I agree, excellent episode!
*Spoiler*
Show

Is it a new plot point that more clones are escaping the Empire's brainwashing over time, or had it been shown before? 

I know Rex managed to defeat it at the end of The Clone Wars, but it was extremely difficult for him. And the Bad Batch had their own difficulties in getting their mind control implants removed before being driven insane (or worse) last season. But Cody seems to have somehow taken the slow road back to mental independence, and other "regs" going AWOL was also mentioned in the episode. 

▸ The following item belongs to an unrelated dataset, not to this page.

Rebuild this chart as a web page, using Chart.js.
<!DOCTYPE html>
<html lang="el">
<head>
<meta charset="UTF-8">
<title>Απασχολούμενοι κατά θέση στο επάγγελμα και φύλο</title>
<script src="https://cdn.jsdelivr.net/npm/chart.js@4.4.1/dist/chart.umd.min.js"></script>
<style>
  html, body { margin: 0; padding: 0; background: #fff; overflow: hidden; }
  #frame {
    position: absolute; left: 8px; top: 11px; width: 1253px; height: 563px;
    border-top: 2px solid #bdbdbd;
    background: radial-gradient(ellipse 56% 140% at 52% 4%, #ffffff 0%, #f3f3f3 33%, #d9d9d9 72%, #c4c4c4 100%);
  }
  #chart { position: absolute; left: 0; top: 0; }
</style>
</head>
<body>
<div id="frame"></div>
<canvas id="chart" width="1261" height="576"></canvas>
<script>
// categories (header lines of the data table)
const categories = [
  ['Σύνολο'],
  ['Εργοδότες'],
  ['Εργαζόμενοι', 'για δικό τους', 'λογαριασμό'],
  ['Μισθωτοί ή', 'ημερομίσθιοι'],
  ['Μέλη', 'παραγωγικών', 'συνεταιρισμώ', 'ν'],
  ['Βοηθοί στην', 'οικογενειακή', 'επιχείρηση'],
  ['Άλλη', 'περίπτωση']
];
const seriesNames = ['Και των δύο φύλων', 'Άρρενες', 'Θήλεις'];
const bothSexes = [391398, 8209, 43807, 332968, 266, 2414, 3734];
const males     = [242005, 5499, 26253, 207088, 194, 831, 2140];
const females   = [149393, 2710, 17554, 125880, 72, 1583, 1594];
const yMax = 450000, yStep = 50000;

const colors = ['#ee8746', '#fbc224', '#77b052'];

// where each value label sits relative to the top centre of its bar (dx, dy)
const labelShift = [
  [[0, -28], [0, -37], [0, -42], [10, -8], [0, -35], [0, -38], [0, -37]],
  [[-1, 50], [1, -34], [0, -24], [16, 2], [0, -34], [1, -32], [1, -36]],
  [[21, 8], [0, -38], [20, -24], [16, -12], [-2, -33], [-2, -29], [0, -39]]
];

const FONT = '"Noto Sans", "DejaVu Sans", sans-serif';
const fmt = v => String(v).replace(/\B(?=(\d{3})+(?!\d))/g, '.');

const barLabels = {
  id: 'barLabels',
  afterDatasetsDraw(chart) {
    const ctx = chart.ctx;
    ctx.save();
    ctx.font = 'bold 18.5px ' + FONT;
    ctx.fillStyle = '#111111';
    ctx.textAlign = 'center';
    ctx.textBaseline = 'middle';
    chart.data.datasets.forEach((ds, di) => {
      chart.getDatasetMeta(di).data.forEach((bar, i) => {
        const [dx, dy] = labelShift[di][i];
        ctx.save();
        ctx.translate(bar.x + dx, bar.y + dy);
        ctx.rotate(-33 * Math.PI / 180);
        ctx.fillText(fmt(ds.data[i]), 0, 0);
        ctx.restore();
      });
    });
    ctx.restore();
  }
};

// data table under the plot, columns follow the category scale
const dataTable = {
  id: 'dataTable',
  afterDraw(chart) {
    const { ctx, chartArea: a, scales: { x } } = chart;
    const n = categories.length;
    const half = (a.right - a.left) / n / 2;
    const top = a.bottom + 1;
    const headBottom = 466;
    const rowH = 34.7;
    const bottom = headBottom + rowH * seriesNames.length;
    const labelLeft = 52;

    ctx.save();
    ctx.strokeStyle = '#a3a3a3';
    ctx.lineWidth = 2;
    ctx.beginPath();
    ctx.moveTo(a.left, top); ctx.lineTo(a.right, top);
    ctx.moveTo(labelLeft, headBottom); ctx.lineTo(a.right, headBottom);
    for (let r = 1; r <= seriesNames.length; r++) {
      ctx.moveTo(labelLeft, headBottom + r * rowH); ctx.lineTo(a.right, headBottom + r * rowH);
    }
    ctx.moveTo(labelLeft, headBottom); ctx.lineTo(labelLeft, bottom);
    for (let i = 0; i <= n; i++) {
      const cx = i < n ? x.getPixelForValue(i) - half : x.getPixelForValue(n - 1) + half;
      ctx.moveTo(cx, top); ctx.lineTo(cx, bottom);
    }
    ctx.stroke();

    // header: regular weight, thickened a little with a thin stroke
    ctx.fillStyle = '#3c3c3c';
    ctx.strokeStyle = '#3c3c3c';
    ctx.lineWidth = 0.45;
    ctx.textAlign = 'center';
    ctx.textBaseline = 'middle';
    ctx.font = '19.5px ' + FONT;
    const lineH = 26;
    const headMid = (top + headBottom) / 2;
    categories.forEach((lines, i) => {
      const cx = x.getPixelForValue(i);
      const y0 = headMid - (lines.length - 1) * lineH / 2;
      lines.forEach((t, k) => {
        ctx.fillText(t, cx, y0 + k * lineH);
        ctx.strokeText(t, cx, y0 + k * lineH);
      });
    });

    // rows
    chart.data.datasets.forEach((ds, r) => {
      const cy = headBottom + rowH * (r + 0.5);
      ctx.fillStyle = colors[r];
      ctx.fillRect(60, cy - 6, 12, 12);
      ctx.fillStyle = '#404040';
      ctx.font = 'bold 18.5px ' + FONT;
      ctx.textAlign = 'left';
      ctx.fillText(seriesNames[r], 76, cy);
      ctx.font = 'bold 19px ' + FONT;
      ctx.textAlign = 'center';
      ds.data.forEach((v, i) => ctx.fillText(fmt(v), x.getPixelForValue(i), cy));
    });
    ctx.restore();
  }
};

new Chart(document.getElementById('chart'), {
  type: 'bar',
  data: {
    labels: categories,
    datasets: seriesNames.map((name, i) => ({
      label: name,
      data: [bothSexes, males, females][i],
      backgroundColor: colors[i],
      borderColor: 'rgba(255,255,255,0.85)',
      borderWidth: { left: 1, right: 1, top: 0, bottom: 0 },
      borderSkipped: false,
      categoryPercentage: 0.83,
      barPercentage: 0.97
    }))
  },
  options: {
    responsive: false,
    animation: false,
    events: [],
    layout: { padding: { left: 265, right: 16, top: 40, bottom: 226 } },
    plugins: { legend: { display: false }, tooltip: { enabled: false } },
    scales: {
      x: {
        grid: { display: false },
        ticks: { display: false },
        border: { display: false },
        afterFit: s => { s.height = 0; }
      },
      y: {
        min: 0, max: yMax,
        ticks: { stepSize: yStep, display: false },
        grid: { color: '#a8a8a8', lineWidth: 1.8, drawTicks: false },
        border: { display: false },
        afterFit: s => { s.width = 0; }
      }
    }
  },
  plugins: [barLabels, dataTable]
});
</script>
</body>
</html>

It feels weird that Cody was able to grow a conscience again just over a year after so easily turning on his good friends among the Jedi.

----------


## Keltest

> I agree, excellent episode!
> *Spoiler*
> Show
> 
> Is it a new plot point that more clones are escaping the Empire's brainwashing over time, or had it been shown before? 
> 
> I know Rex managed to defeat it at the end of The Clone Wars, but it was extremely difficult for him. And the Bad Batch had their own difficulties in getting their mind control implants removed before being driven insane (or worse) last season. But Cody seems to have somehow taken the slow road back to mental independence, and other "regs" going AWOL was also mentioned in the episode. 
> 
> It feels weird that Cody was able to grow a conscience again just over a year after so easily turning on his good friends among the Jedi.


*Spoiler*
Show

Consider that Cody and Rex took after their respective Jedi. Cody is much more a believer in protocol and authority as a principle, as opposed to Rex being a free thinker. The chips also cant just turn the clones into droids, because that does genuinely defeat a lot of the purpose of the more expensive clones, so theyre probably left with their personality intact, they just suddenly have new priorities. And with the stormtroopers in the near future, there probably isnt a lot of priority for getting the Clones all on board, since theyre being replaced anyway.

----------